--- BEGIN Provided material ---

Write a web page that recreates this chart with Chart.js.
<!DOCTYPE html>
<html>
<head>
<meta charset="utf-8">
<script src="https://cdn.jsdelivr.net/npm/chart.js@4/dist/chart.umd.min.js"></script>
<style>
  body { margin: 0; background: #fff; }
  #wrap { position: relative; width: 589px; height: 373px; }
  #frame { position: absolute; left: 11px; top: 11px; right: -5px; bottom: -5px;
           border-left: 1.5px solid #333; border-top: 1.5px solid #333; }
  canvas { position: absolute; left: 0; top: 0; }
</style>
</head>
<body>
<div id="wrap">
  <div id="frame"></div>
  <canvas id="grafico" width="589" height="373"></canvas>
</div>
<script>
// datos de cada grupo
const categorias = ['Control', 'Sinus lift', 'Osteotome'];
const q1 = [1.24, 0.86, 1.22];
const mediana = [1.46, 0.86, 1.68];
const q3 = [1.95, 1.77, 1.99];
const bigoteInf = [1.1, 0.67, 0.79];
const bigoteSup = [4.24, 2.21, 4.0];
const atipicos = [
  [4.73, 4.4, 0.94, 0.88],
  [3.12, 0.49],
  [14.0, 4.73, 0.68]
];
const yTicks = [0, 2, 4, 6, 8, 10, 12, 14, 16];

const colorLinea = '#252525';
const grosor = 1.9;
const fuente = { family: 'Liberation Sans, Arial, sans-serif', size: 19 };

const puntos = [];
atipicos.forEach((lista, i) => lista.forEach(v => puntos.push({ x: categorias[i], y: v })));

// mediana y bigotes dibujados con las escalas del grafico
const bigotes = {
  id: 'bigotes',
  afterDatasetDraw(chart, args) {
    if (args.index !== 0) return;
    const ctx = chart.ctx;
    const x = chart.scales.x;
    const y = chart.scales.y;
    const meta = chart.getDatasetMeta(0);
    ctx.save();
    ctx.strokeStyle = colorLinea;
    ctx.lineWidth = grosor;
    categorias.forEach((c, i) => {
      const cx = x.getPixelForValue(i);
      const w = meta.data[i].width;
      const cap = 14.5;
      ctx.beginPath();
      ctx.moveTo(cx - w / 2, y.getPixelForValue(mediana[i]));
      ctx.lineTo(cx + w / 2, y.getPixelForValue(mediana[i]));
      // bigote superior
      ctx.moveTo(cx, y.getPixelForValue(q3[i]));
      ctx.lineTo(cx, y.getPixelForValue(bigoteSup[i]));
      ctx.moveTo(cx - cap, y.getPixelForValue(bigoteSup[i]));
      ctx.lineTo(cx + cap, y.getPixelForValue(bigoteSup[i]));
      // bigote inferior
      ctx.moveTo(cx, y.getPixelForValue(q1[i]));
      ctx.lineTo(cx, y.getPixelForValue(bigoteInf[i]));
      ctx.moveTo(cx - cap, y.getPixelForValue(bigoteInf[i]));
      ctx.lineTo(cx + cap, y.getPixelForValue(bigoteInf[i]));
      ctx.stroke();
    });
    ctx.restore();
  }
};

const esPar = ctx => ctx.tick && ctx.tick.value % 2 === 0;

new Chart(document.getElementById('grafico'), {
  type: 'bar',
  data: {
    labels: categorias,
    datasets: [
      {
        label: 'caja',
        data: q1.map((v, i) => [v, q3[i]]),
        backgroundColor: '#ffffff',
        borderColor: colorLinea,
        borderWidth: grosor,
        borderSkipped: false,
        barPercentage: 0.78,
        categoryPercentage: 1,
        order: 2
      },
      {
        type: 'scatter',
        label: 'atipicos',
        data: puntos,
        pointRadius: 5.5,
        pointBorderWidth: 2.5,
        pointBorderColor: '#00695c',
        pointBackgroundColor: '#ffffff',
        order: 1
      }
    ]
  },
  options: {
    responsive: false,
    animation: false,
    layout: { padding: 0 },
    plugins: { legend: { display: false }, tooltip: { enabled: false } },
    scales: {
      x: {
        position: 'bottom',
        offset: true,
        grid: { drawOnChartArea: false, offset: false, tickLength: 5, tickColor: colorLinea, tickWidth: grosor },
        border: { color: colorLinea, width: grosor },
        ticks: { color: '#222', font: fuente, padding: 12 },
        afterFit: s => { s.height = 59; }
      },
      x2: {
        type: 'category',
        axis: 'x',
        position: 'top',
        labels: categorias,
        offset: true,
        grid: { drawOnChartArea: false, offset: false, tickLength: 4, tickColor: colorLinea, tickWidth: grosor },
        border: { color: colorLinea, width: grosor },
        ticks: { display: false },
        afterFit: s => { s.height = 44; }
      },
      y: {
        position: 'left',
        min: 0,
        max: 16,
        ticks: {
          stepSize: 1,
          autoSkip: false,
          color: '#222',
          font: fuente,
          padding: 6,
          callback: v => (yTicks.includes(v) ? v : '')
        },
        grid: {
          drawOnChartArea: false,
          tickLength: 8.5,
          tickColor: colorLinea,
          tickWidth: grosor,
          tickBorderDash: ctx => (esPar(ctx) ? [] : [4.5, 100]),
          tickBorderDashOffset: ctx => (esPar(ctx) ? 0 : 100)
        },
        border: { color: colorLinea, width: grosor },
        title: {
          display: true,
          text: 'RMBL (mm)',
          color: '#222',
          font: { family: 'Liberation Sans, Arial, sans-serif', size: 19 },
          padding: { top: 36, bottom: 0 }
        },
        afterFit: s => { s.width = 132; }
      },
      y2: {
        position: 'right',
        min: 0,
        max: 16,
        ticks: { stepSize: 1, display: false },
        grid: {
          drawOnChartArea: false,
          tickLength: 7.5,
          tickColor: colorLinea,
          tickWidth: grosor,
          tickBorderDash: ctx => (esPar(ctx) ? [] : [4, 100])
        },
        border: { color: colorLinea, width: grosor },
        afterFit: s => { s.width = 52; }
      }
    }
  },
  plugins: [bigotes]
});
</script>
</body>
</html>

--- END Provided material ---

▶ **Do this**
Return the whole listing exactly.

▶ **Task answer**
Write a web page that recreates this chart with Chart.js.
<!DOCTYPE html>
<html>
<head>
<meta charset="utf-8">
<script src="https://cdn.jsdelivr.net/npm/chart.js@4/dist/chart.umd.min.js"></script>
<style>
  body { margin: 0; background: #fff; }
  #wrap { position: relative; width: 589px; height: 373px; }
  #frame { position: absolute; left: 11px; top: 11px; right: -5px; bottom: -5px;
           border-left: 1.5px solid #333; border-top: 1.5px solid #333; }
  canvas { position: absolute; left: 0; top: 0; }
</style>
</head>
<body>
<div id="wrap">
  <div id="frame"></div>
  <canvas id="grafico" width="589" height="373"></canvas>
</div>
<script>
// datos de cada grupo
const categorias = ['Control', 'Sinus lift', 'Osteotome'];
const q1 = [1.24, 0.86, 1.22];
const mediana = [1.46, 0.86, 1.68];
const q3 = [1.95, 1.77, 1.99];
const bigoteInf = [1.1, 0.67, 0.79];
const bigoteSup = [4.24, 2.21, 4.0];
const atipicos = [
  [4.73, 4.4, 0.94, 0.88],
  [3.12, 0.49],
  [14.0, 4.73, 0.68]
];
const yTicks = [0, 2, 4, 6, 8, 10, 12, 14, 16];

const colorLinea = '#252525';
const grosor = 1.9;
const fuente = { family: 'Liberation Sans, Arial, sans-serif', size: 19 };

const puntos = [];
atipicos.forEach((lista, i) => lista.forEach(v => puntos.push({ x: categorias[i], y: v })));

// mediana y bigotes dibujados con las escalas del grafico
const bigotes = {
  id: 'bigotes',
  afterDatasetDraw(chart, args) {
    if (args.index !== 0) return;
    const ctx = chart.ctx;
    const x = chart.scales.x;
    const y = chart.scales.y;
    const meta = chart.getDatasetMeta(0);
    ctx.save();
    ctx.strokeStyle = colorLinea;
    ctx.lineWidth = grosor;
    categorias.forEach((c, i) => {
      const cx = x.getPixelForValue(i);
      const w = meta.data[i].width;
      const cap = 14.5;
      ctx.beginPath();
      ctx.moveTo(cx - w / 2, y.getPixelForValue(mediana[i]));
      ctx.lineTo(cx + w / 2, y.getPixelForValue(mediana[i]));
      // bigote superior
      ctx.moveTo(cx, y.getPixelForValue(q3[i]));
      ctx.lineTo(cx, y.getPixelForValue(bigoteSup[i]));
      ctx.moveTo(cx - cap, y.getPixelForValue(bigoteSup[i]));
      ctx.lineTo(cx + cap, y.getPixelForValue(bigoteSup[i]));
      // bigote inferior
      ctx.moveTo(cx, y.getPixelForValue(q1[i]));
      ctx.lineTo(cx, y.getPixelForValue(bigoteInf[i]));
      ctx.moveTo(cx - cap, y.getPixelForValue(bigoteInf[i]));
      ctx.lineTo(cx + cap, y.getPixelForValue(bigoteInf[i]));
      ctx.stroke();
    });
    ctx.restore();
  }
};

const esPar = ctx => ctx.tick && ctx.tick.value % 2 === 0;

new Chart(document.getElementById('grafico'), {
  type: 'bar',
  data: {
    labels: categorias,
    datasets: [
      {
        label: 'caja',
        data: q1.map((v, i) => [v, q3[i]]),
        backgroundColor: '#ffffff',
        borderColor: colorLinea,
        borderWidth: grosor,
        borderSkipped: false,
        barPercentage: 0.78,
        categoryPercentage: 1,
        order: 2
      },
      {
        type: 'scatter',
        label: 'atipicos',
        data: puntos,
        pointRadius: 5.5,
        pointBorderWidth: 2.5,
        pointBorderColor: '#00695c',
        pointBackgroundColor: '#ffffff',
        order: 1
      }
    ]
  },
  options: {
    responsive: false,
    animation: false,
    layout: { padding: 0 },
    plugins: { legend: { display: false }, tooltip: { enabled: false } },
    scales: {
      x: {
        position: 'bottom',
        offset: true,
        grid: { drawOnChartArea: false, offset: false, tickLength: 5, tickColor: colorLinea, tickWidth: grosor },
        border: { color: colorLinea, width: grosor },
        ticks: { color: '#222', font: fuente, padding: 12 },
        afterFit: s => { s.height = 59; }
      },
      x2: {
        type: 'category',
        axis: 'x',
        position: 'top',
        labels: categorias,
        offset: true,
        grid: { drawOnChartArea: false, offset: false, tickLength: 4, tickColor: colorLinea, tickWidth: grosor },
        border: { color: colorLinea, width: grosor },
        ticks: { display: false },
        afterFit: s => { s.height = 44; }
      },
      y: {
        position: 'left',
        min: 0,
        max: 16,
        ticks: {
          stepSize: 1,
          autoSkip: false,
          color: '#222',
          font: fuente,
          padding: 6,
          callback: v => (yTicks.includes(v) ? v : '')
        },
        grid: {
          drawOnChartArea: false,
          tickLength: 8.5,
          tickColor: colorLinea,
          tickWidth: grosor,
          tickBorderDash: ctx => (esPar(ctx) ? [] : [4.5, 100]),
          tickBorderDashOffset: ctx => (esPar(ctx) ? 0 : 100)
        },
        border: { color: colorLinea, width: grosor },
        title: {
          display: true,
          text: 'RMBL (mm)',
          color: '#222',
          font: { family: 'Liberation Sans, Arial, sans-serif', size: 19 },
          padding: { top: 36, bottom: 0 }
        },
        afterFit: s => { s.width = 132; }
      },
      y2: {
        position: 'right',
        min: 0,
        max: 16,
        ticks: { stepSize: 1, display: false },
        grid: {
          drawOnChartArea: false,
          tickLength: 7.5,
          tickColor: colorLinea,
          tickWidth: grosor,
          tickBorderDash: ctx => (esPar(ctx) ? [] : [4, 100])
        },
        border: { color: colorLinea, width: grosor },
        afterFit: s => { s.width = 52; }
      }
    }
  },
  plugins: [bigotes]
});
</script>
</body>
</html>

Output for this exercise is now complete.